Fitness Master: ‘Dominate’ your diet or it can dominate you
To acquire complete control over your life. Who wouldn’t want to do that?
But even if you devote all of yours to doing just that — even if you renounce all your worldly possessions, move to a monastery, and meditate all day — it’s highly unlikely to happen. Like one-in-a-million unlikely.
In large part, that’s because of a plain-as-day point Michael A. Singer makes in “Mastering Life: The Art of Handling Everything,” a podcast intended to improve those aforementioned odds. It’s that the world’s a “happening place.”
So whether you’re sitting in a New Delhi ashram or a New York City traffic jam, what you need to do, according to the author of The Untethered Soul and The Surrender Experiment, is learn to “handle it.” In other words, not to be bothered by the “it” of the moment, your baby crying, your good friend lying, an appliance or a loved one dying.
You’ve read about this belief of Singer’s in this column before as a way to help you handle the proliferation of ultraprocessed foods. His belief bears mention again, oddly enough, for when it specifically comes to your body weight, it appears you need to do more than “handle it” as Singer asserts.
That’s because handling “it” means managing or dealing with a situation, and we’re in the midst of an obesity epidemic that we are not handling well. If you need proof, just go to a crowded store and check out the size and shape of the shoppers and the workers there.
A stronger word than “handle,” therefore, is more apropos.
Since dominating a situation means to be in command of it, to be the controller and not the one being controlled, “dominate” fits the bill. It’s what you need to do to take charge of your diet.
Just don’t go overboard while doing so.
Because while maintaining a healthy body weight may be the best way to engender physical health, it becomes a pyrrhic victory if it winds up depressing you. Therefore, you need to be aware of a recent study published June 2 in the journal BMJ Nutrition, Preventions and Health reviewing information gathered on 28,525 adults via National Health and Nutrition Examination Survey (NHANES) 2007-2018 that has added important new information about the link between eating and depression.
Healthy eating, such as adhering to the Mediterranean diet, has been linked in the past to reducing depressive symptoms, while unhealthy eating has been associated with increasing them. This study, however, found diets unlike the Mediterranean, ones that restrict calories or single nutrients (like carbohydrate, fat, sugar, or salt), lead to having more depressive symptoms than if you follow other diets — or follow no eating plan at all.
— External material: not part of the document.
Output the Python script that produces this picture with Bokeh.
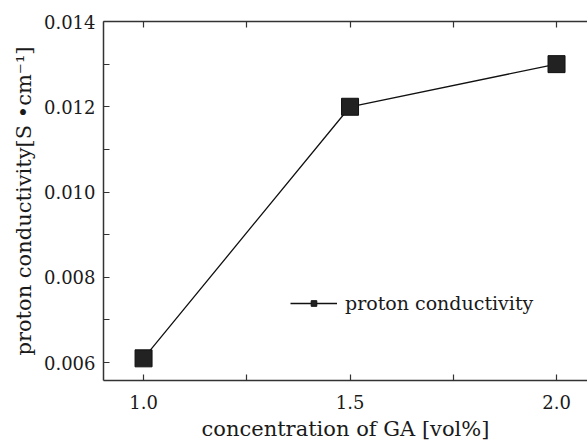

Moreover, depressive symptoms increase even more if the dieter is already overweight and follows a nutrient-restricted diet rather than a calorie-restricted one.
Although it’s imperative to remember that depression can result from many factors besides diet, a link between the two is far from a stretch — especially if you leave the science world behind and focus on yours. For I’m sure if you take the time to recall some recent times when you were a bit down in the mouth and what you put into it before and during that time it wasn’t exactly exemplary stuff.
In a manner of speaking, bad food made you blue.
And according to another study, a red one, processed meat, qualifies as a bad food, and not much of it is needed to adversely affect you — no more than one hot dog a day.
In the study published in the June 2025 issue of Nature Medicine, researchers reviewed data from over 60 previous studies. In doing so, they determined eating small amounts of processed meat may raise the risk of serious diseases, including cancer, type 2 diabetes, and heart disease.
In fact, a single hot dog a day puts you at a 7 percent greater risk of colorectal cancer and an 11 percent greater risk of type 2 diabetes compared to those who do not eat processed meat.
Furthermore, sugar-sweetened drinks qualifies as a bad-food group according to this study. For the researchers found that consuming one 12-ounce soda every day puts you at an 8 percent increased risk of developing type 2 diabetes when compared to those who don’t.
Developing type 2 diabetes and dealing with depression are certainly detriments to your health, so now you should realize why I played Mr. Word Person at the start and made such a big deal about the difference between handling a situation as opposed to dominating one. For if you do not dominate your diet in the truest sense of the word, you cede control and make it possible for your diet to dominate you.